C'est particulièrement vrai dans le récit intitulé H.A., l'un de ses préférés, où il raconte une série de hasards liés à Hubert Aquin, alors qu'il vivait avec les Slovènes leur accession à l'indépendance dans les années 90. Cette aventure éclaire la situation québécoise, pour lui douloureuse.

Le roman Prochain épisode s'est retrouvé par erreur dans ses bagages. C'est le seul écrivain québécois qu'un ministre lui citera. Il se rendra ensuite à Lausanne, en Suisse, découvrira avec étonnement qu'il s'est assis «par hasard» à la terrasse de l'hôtel d'Angleterre... et on ne vous dit pas la chute, magnifique.

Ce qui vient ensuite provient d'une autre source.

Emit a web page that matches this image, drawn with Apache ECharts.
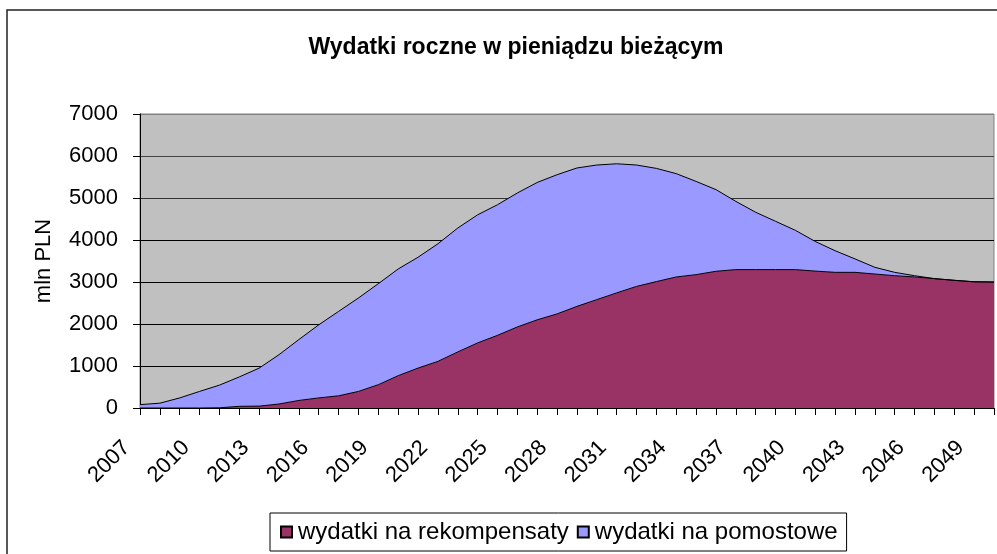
<!DOCTYPE html>
<html>
<head>
<meta charset="utf-8">
<script src="https://cdn.jsdelivr.net/npm/echarts@6/dist/echarts.min.js"></script>
<style>
  html, body { margin: 0; padding: 0; background: #fff; }
  #chart { width: 997px; height: 554px; }
</style>
</head>
<body>
<div id="chart"></div>
<script>
// lata 2007-2050
const years = [];
for (let y = 2007; y <= 2050; y++) years.push(String(y));

// wydatki na rekompensaty (mln PLN)
const rekompensaty = [
  0, 0, 0, 0, 5, 40, 45, 95, 180, 240,
  290, 395, 555, 770, 950, 1110, 1335, 1550, 1730, 1930,
  2100, 2240, 2420, 2580, 2740, 2895, 3010, 3120, 3175, 3255,
  3295, 3295, 3295, 3295, 3260, 3230, 3230, 3190, 3150, 3120,
  3080, 3040, 3005, 3000
];

// wydatki na pomostowe (mln PLN)
const pomostowe = [
  80, 115, 240, 395, 540, 700, 905, 1175, 1450, 1740,
  2010, 2225, 2405, 2540, 2640, 2800, 2950, 3050, 3110, 3190,
  3270, 3315, 3295, 3205, 3075, 2890, 2695, 2460, 2220, 1945,
  1625, 1365, 1150, 935, 705, 515, 320, 160, 80, 30,
  0, 0, 0, 0
];

const font = '"Liberation Sans", Arial, sans-serif';
const chart = echarts.init(document.getElementById('chart'));

const option = {
  animation: false,
  textStyle: { fontFamily: font },
  title: {
    text: 'Wydatki roczne w pieniądzu bieżącym',
    left: 511,
    textAlign: 'center',
    top: 31,
    textStyle: { fontSize: 23, fontWeight: 'bold', color: '#000', fontFamily: font }
  },
  graphic: [
    {
      type: 'rect',
      shape: { x: 7, y: 10, width: 1010, height: 570 },
      style: { fill: 'none', stroke: '#222', lineWidth: 1.5 },
      silent: true
    }
  ],
  legend: {
    left: 270,
    top: 513,
    padding: [7, 9, 7, 10],
    itemGap: 8,
    itemWidth: 11,
    itemHeight: 11,
    icon: 'rect',
    borderColor: '#000',
    borderWidth: 1,
    textStyle: { fontSize: 24, color: '#000', fontFamily: font, padding: [0, 0, 0, 1] },
    data: ['wydatki na rekompensaty', 'wydatki na pomostowe']
  },
  grid: {
    left: 140,
    right: 3,
    top: 114,
    bottom: 146,
    show: true,
    backgroundColor: '#C0C0C0',
    borderColor: '#808080',
    borderWidth: 1
  },
  xAxis: {
    type: 'category',
    data: years,
    boundaryGap: false,
    axisLine: { lineStyle: { color: '#000', width: 1 } },
    axisTick: { interval: 0, length: 7, lineStyle: { color: '#000' } },
    axisLabel: {
      interval: 2,
      rotate: 45,
      margin: 23,
      padding: [0, 19, 0, 0],
      fontSize: 22,
      color: '#000',
      fontFamily: font
    }
  },
  yAxis: {
    type: 'value',
    min: 0,
    max: 7000,
    interval: 1000,
    name: 'mln PLN',
    nameLocation: 'middle',
    nameGap: 85,
    nameTextStyle: { fontSize: 22, color: '#000', fontFamily: font },
    axisLine: { show: true, lineStyle: { color: '#000', width: 1 } },
    axisTick: { show: true, length: 7, lineStyle: { color: '#000' } },
    axisLabel: {
      margin: 22,
      fontSize: 22,
      color: '#000',
      fontFamily: font,
      formatter: v => String(v)
    },
    splitLine: {
      show: true,
      lineStyle: {
        color: ['#000', '#000', '#000', '#000', '#000', '#333', '#444', '#808080'],
        width: 1
      }
    }
  },
  series: [
    {
      name: 'wydatki na rekompensaty',
      type: 'line',
      stack: 'total',
      data: rekompensaty,
      symbol: 'none',
      itemStyle: { color: '#993366', borderColor: '#000', borderWidth: 1 },
      lineStyle: { color: '#000', width: 1 },
      areaStyle: { color: '#993366', opacity: 1 }
    },
    {
      name: 'wydatki na pomostowe',
      type: 'line',
      stack: 'total',
      data: pomostowe,
      symbol: 'none',
      itemStyle: { color: '#9999FF', borderColor: '#000', borderWidth: 1 },
      lineStyle: { color: '#000', width: 1 },
      areaStyle: { color: '#9999FF', opacity: 1 }
    }
  ]
};

chart.setOption(option);
</script>
</body>
</html>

«En l'écrivant, j'ai revisité l'émotion de l'époque. Pour moi, il y a eu une part de pèlerinage imposé dans ce voyage. Imaginez-vous vous retrouver dans une petite république d'Europe centrale le jour où les gens se font l'accolade; les cloches sonnent, les sirènes retentissent, c'est l'indépendance! Et je suis sans cesse renvoyé au Québec et à notre inachèvement... C'est un de mes récits préférés, car c'est un exemple de coïncidence où le sujet est à la fois léger et lourd.»

Peut-être faut-il un esprit très littéraire pour savoir lire le hasard qui ajoute de la magie, sinon de la beauté, au quotidien. Au fond, tout revient à cette envie de raconter qu'ont tous les écrivains.

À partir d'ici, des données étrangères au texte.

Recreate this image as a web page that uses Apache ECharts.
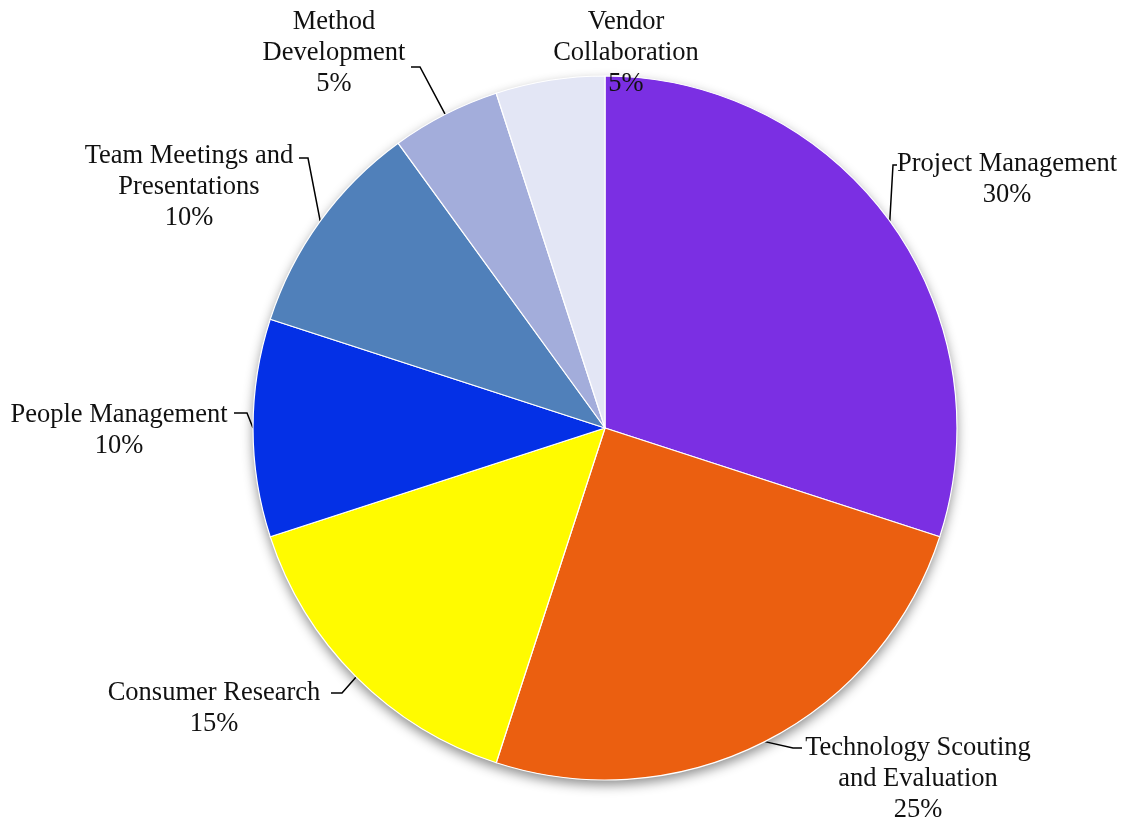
<!DOCTYPE html>
<html>
<head>
<meta charset="utf-8">
<script src="https://cdn.jsdelivr.net/npm/echarts@6/dist/echarts.min.js"></script>
<style>
  html, body { margin: 0; padding: 0; background: #fff; }
  #chart { width: 1125px; height: 822px; }
</style>
</head>
<body>
<div id="chart"></div>
<script>
const categories = [
  'Project Management',
  'Technology Scouting\nand Evaluation',
  'Consumer Research',
  'People Management',
  'Team Meetings and\nPresentations',
  'Method\nDevelopment',
  'Vendor\nCollaboration'
];
const shares = [30, 25, 15, 10, 10, 5, 5];
const colors = ['#7b2fe3', '#eb5f10', '#fffb00', '#0430e6', '#5080ba', '#a3addb', '#e3e6f5'];

// label block placement: [center x, top y]; leader bend and end points
const labelPos = [
  [1007, 149], [918, 733], [214, 678], [119, 400], [189, 141], [334, 7], [626, 7]
];
const leaderPts = [
  [[893, 165], [897, 165]],
  [[793, 748], [802, 748]],
  [[342, 693], [331, 693]],
  [[247, 413], [234, 413]],
  [[308, 158], [299, 158]],
  [[420, 67], [411, 67]],
  null
];

const total = shares.reduce((a, b) => a + b, 0);
const font = '"Liberation Serif", "DejaVu Serif", serif';

const chart = echarts.init(document.getElementById('chart'));
chart.setOption({
  animation: false,
  series: [
    {
      type: 'pie',
      silent: true,
      center: [605, 428],
      radius: 352,
      z: 1,
      label: { show: false },
      labelLine: { show: false },
      itemStyle: {
        color: '#ffffff',
        shadowBlur: 12,
        shadowOffsetY: 5,
        shadowColor: 'rgba(0,0,0,0.45)'
      },
      data: [{ value: total, name: 'bg' }]
    },
    {
      type: 'pie',
      center: [605, 428],
      radius: 352,
      startAngle: 90,
      clockwise: true,
      z: 2,
      avoidLabelOverlap: false,
      itemStyle: { borderColor: '#ffffff', borderWidth: 1.2 },
      label: {
        show: true,
        position: 'outside',
        formatter: p => p.name + '\n' + p.value + '%',
        fontFamily: font,
        fontSize: 26.5,
        lineHeight: 31,
        color: '#111111',
        align: 'center'
      },
      labelLine: {
        show: true,
        length: 10,
        length2: 10,
        smooth: false,
        lineStyle: { color: '#000000', width: 1.5 }
      },
      labelLayout: function (params) {
        const i = params.dataIndex;
        const pos = labelPos[i];
        const out = { x: pos[0], y: pos[1], align: 'center', verticalAlign: 'top' };
        if (leaderPts[i] && params.labelLinePoints) {
          out.labelLinePoints = [params.labelLinePoints[0], leaderPts[i][0], leaderPts[i][1]];
        }
        return out;
      },
      data: categories.map((name, i) => ({
        name: name,
        value: shares[i],
        itemStyle: { color: colors[i] },
        labelLine: { show: leaderPts[i] !== null, lineStyle: { color: '#000000', width: 1.5 } }
      }))
    }
  ]
});
</script>
</body>
</html>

«Il ne faut pas bouder son plaisir», recommande Carl Leblanc qui, à la blague, songe à écrire un deuxième tome, tant le hasard semble aimer lui envoyer ses fruits.

FRUITS

Carl Leblanc

XYZ, 154 pages

Extrait:

«Le hasard est l'exemple radical du plaisir de trouver ce qu'on ne cherchait pas. Les coïncidences, ces choses si peu nécessaires, mais qui surviennent plus souvent qu'on le pense, sont, oui, ces «véritables fanaux dans la nuit du sens », comme l'écrit Breton. C'est le réel qui accouche d'un enfant alors que la vie n'est, la plupart du temps, qu'avortement d'occasions.»